Demachki handily won re-election on October 4, but it was slow going, and not everyone was keeping up their end of the bargain.
The loggers, for example, continued to poach timber from the Tembe indigenous territory, and the illegal factories continued to turn much of that wood into charcoal. Damachki and IBAMA clamped down on these operations, but his efforts to attract new businesses languished – largely because of the municipality’s dirty reputation.
“That stigma was hard to overcome,” he says.
Tensions began to build between the farmers – who saw a clear benefit to the Green Municipality initiative – and the loggers, who didn’t.
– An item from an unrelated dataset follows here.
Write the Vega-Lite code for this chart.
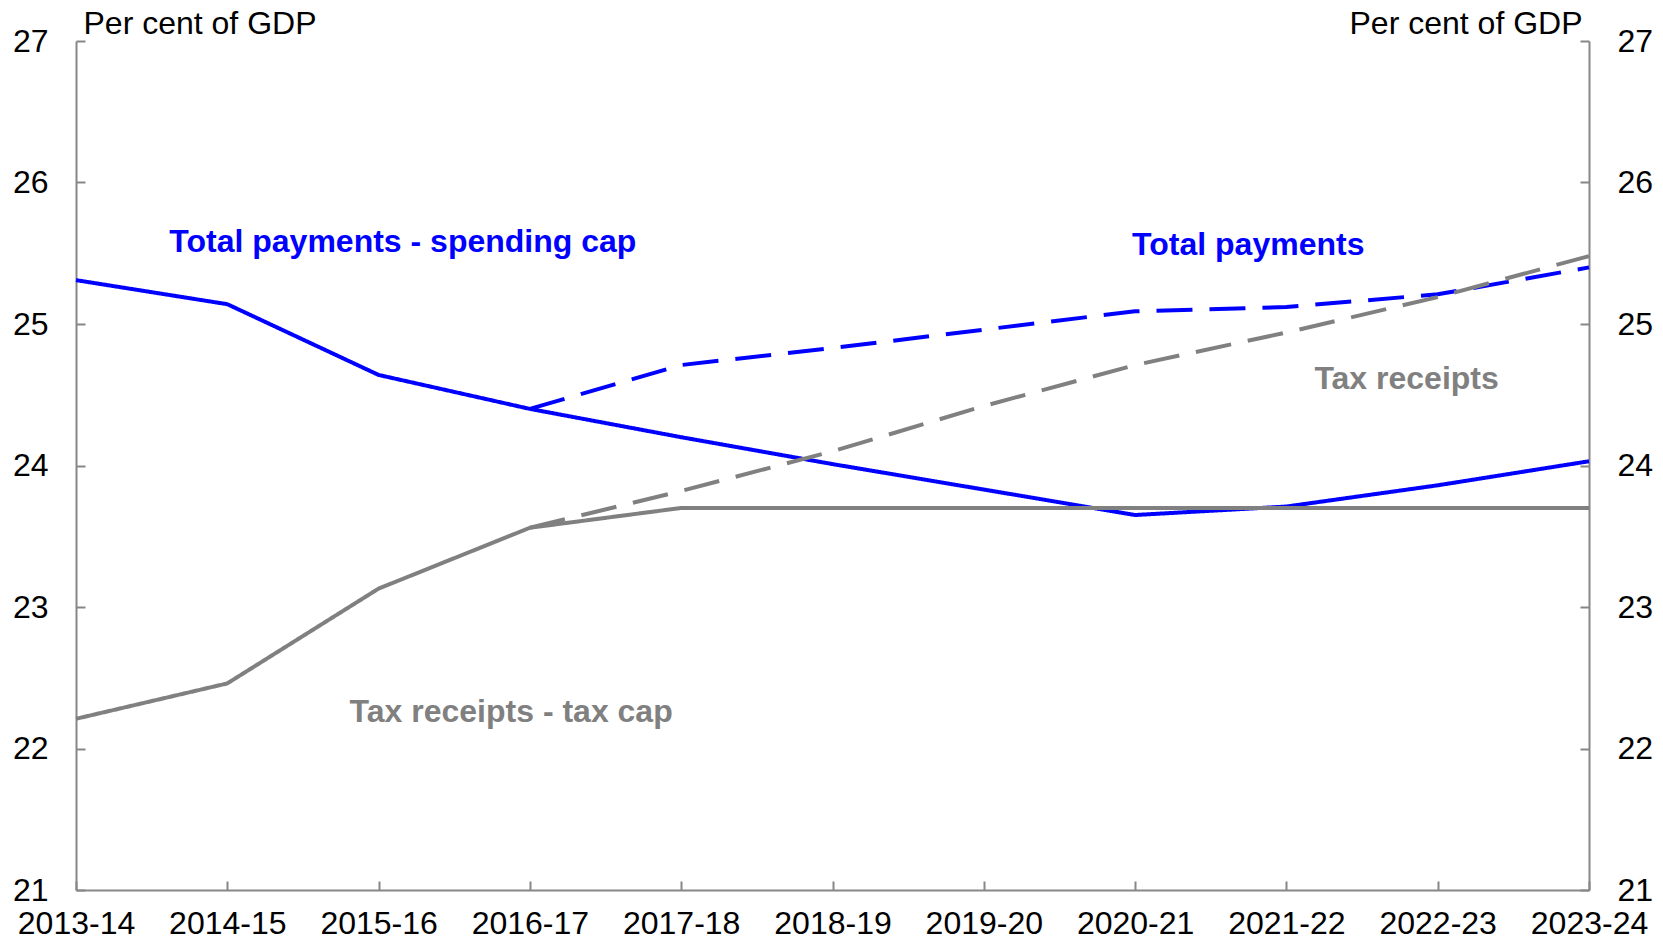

It escalated as IBAMA confiscated 15 truckloads of illegally-harvested timber, and it all came to a head after the November 15 Republic Day celebrations.
“Some people burned the trucks, which belonged to logging companies, and the employees of these companies were completely desperate,” says Damachki. “The loggers retaliated, and they were joined by the unemployed people, and in that confusion, the riot started.”
The date was November 28, 2008: eight months to the day after the Green Municipality agreement had been signed.
Into the Lions’ Den
Damachki arrived at city hall as he promised, and it was packed.
“Everyone was there!” he says. “Loggers, civil society, merchants.”
He presented the letter that he calls his Apology to the Nation, and made his case.
The world is watching, he said, and he implored them to reaffirm the deal they made eight months earlier – or, he warned, they’d give up all hope of attracting the kind of jobs they needed.
Most agreed, but the logging and labor factions balked.
“I needed unanimous support, or we would never overcome the stigma,” Damachki says.
He dug into his pocket and offered his letter of resignation.